MH: What year, where are we now? 1990?

KM: ‘89.

MH: Were people selling you CDs?

KM: The first CDs started to come in then, yes.


Ken Live

Mike Harding: Can you talk a little bit  about the event itself in September, which is partly why I am talking to you. Do you have any notion of what you might be doing or of what you'll be using?

Ken Montgomery: Yes, I do.  I’ll be performing a live version of Eight Track Magic. In  1994 or 1995 is When I started ATMOTW, Artists Throwing Money Out The Window, the first projects was, the Sound of Lamination 7', and following that was the eight-track release, of Eight Track Magic. Eight Track Magic was created from an eight track cartridge that was caked in mud and dirt that I found at a yard sale. It was on a table, and had a sticker on it for 25 cents. Led Zeppelin 4, 25 cents. Underneath the table was a box of cassettes and they were 10 cents each. This was right when CDs were coming out; and in my mind, I suddenly was thinking of the value of things, because CDs were 10 dollars and here was an eight-track for 25 cents that probably didn't even play, and there were cassettes under the table for 10 cents. So I noticed that there was mud caked into the cartridge, it was basically a piece of trash they were selling for 25 cents. I bought it!  Well, I took it home and I played it, and luckily I had a little professional walkman near me, and what came out of that eight track was pure magic. It was so messed up that the sound was crunching, just an abstract soundscape, but occasionally Led Zeppelin would come through a  sound that we all know and love.  I recorded that and made a release of that called Eight Track Magic. And I was never able to played the eight track again, that's important to know, it never played again. It just died after that so I was just lucky enough to capture it. People here in New York know it, it's been played many, many times on WFMU. It was very popular. One of my greatest moments of my life was taking a taxi and hearing it in the taxi. The taxi was listening to WFMU. One of the finest moments of my life.


MH: You must've gone through the roof!

KM: I was just like.. How did you-- Oh sir! Where did you--, This taxi driver's listening to Eight Track Magic!

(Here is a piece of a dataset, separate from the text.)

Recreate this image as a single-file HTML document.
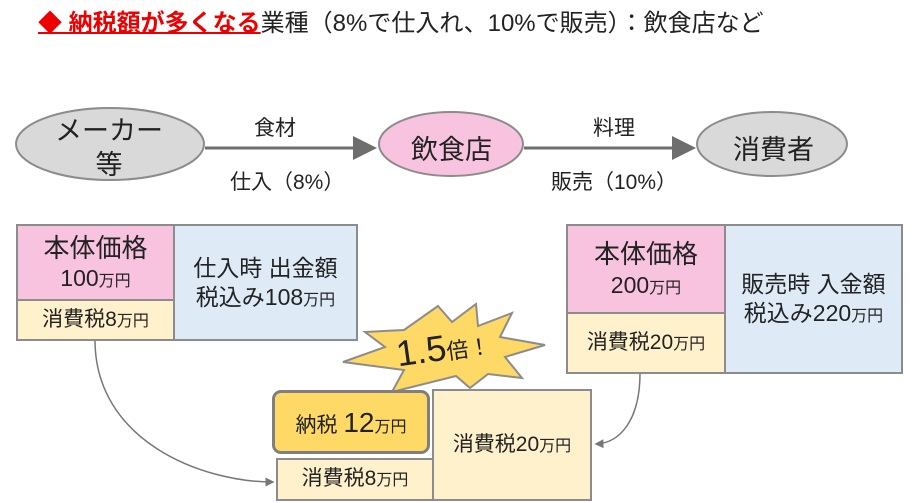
<!DOCTYPE html>
<html><head><meta charset="utf-8"><style>
body{margin:0;width:912px;height:503px;background:#fff;position:relative;overflow:hidden;font-family:"Liberation Sans","Noto Sans CJK JP",sans-serif;color:#222}
.a{position:absolute;box-sizing:border-box;display:flex;flex-direction:column;align-items:center;justify-content:center;text-align:center;line-height:1.25}
.t{position:absolute;white-space:nowrap}
.pk{background:#f8c3df;border:2px solid #8c8c8c}
.yl{background:#fff1cc;border:2px solid #8c8c8c}
.bl{background:#deebf7;border:2px solid #8c8c8c}
.s{font-size:16px}
</style></head><body>
<div class="t" style="left:38px;top:3px;font-size:24px"><span style="color:#e00;font-weight:bold;text-decoration:underline;text-decoration-thickness:2px">◆ 納税額が多くなる</span>業種（8%で仕入れ、10%で販売）：飲食店など</div>
<svg width="912" height="503" style="position:absolute;left:0;top:0">
<defs><marker id="m" markerWidth="8" markerHeight="8" refX="7" refY="4" orient="auto"><path d="M0,0L8,4L0,8z" fill="#6e6e6e"/></marker>
<marker id="m2" markerWidth="6" markerHeight="6" refX="5" refY="3" orient="auto"><path d="M0,0L6,3L0,6z" fill="#777"/></marker></defs>
<line x1="205" y1="148" x2="374" y2="148" stroke="#6e6e6e" stroke-width="3" marker-end="url(#m)"/>
<line x1="524" y1="148" x2="693" y2="148" stroke="#6e6e6e" stroke-width="3" marker-end="url(#m)"/>
<ellipse cx="110" cy="144" rx="94" ry="36" fill="#d9d9d9" stroke="#8c8c8c" stroke-width="2"/>
<ellipse cx="451" cy="144" rx="72" ry="32" fill="#f8c3df" stroke="#8c8c8c" stroke-width="2"/>
<ellipse cx="772" cy="144" rx="75" ry="32" fill="#d9d9d9" stroke="#8c8c8c" stroke-width="2"/>
<path d="M95,340 C95,440 200,482 273,482" fill="none" stroke="#777" stroke-width="1.5" marker-end="url(#m2)"/>
<path d="M640,373 C640,420 620,443 596,444" fill="none" stroke="#777" stroke-width="1.5" marker-end="url(#m2)"/>
<polygon points="438,306 452,322 476,304 478,326 512,313 500,337 545,345 505,357 522,378 488,374 470,388 456,376 392,392 404,370 343,362 385,347 365,332 404,330" fill="#ffd966" stroke="#8c8c8c" stroke-width="2"/>
</svg>
<div class="t" style="left:55px;top:114px;font-size:27px;text-align:center;line-height:34px">メーカー<br>等</div>
<div class="t" style="left:411px;top:128px;font-size:27px">飲食店</div>
<div class="t" style="left:733px;top:128px;font-size:27px">消費者</div>
<div class="t" style="left:254px;top:112px;font-size:21px">食材</div>
<div class="t" style="left:230px;top:166px;font-size:21px">仕入（8%）</div>
<div class="t" style="left:593px;top:112px;font-size:21px">料理</div>
<div class="t" style="left:551px;top:166px;font-size:21px">販売（10%）</div>

<div class="a pk" style="left:16px;top:224px;width:159px;height:77px;font-size:26px">本体価格<div style="font-size:23px">100<span class="s">万円</span></div></div>
<div class="a yl" style="left:16px;top:299px;width:159px;height:42px;font-size:21px"><div>消費税8<span class="s">万円</span></div></div>
<div class="a bl" style="left:173px;top:224px;width:185px;height:117px;font-size:23px">仕入時 出金額<div>税込み108<span class="s">万円</span></div></div>

<div class="a pk" style="left:566px;top:224px;width:160px;height:90px;font-size:26px">本体価格<div style="font-size:23px">200<span class="s">万円</span></div></div>
<div class="a yl" style="left:566px;top:312px;width:160px;height:62px;font-size:21px"><div>消費税20<span class="s">万円</span></div></div>
<div class="a bl" style="left:724px;top:224px;width:179px;height:150px;font-size:23px">販売時 入金額<div>税込み220<span class="s">万円</span></div></div>

<div class="t" style="left:396px;top:327px;font-size:36px;transform:rotate(-8deg)">1.5<span style="font-size:22px">倍！</span></div>
<div class="a yl" style="left:432px;top:389px;width:160px;height:112px;font-size:21px"><div>消費税20<span class="s">万円</span></div></div>
<div class="a" style="left:272px;top:390px;width:158px;height:64px;background:#ffd966;border:3px solid #7f7f7f;border-radius:9px;font-size:21px"><div>納税 <span style="font-size:28px">12</span><span class="s">万円</span></div></div>
<div class="a yl" style="left:276px;top:458px;width:158px;height:43px;font-size:21px"><div>消費税8<span class="s">万円</span></div></div>
</body></html>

So I live my life with this kind of big, big hope that I would experience this kind of magic again. And over the years I have bought these messed up eight tracks, I just have a box in my closet filled of these old eight tracks. So, I decided for the performance since you suggested that it would be an analog night at ISSUE Project Room, that I'm gonna pull out my old eight track player, I'm gonna maybe hook it up to a little something where I can sample from it or whatever, but I'm going to try to try to to find that kind of magic with some old eight tracks. I probably will fail to find the state that I got with Led Zeppelin IV, but I have done it once before but I have come up with some nice stuff by chance. So, It's gonna be an improvisation of eight tracks.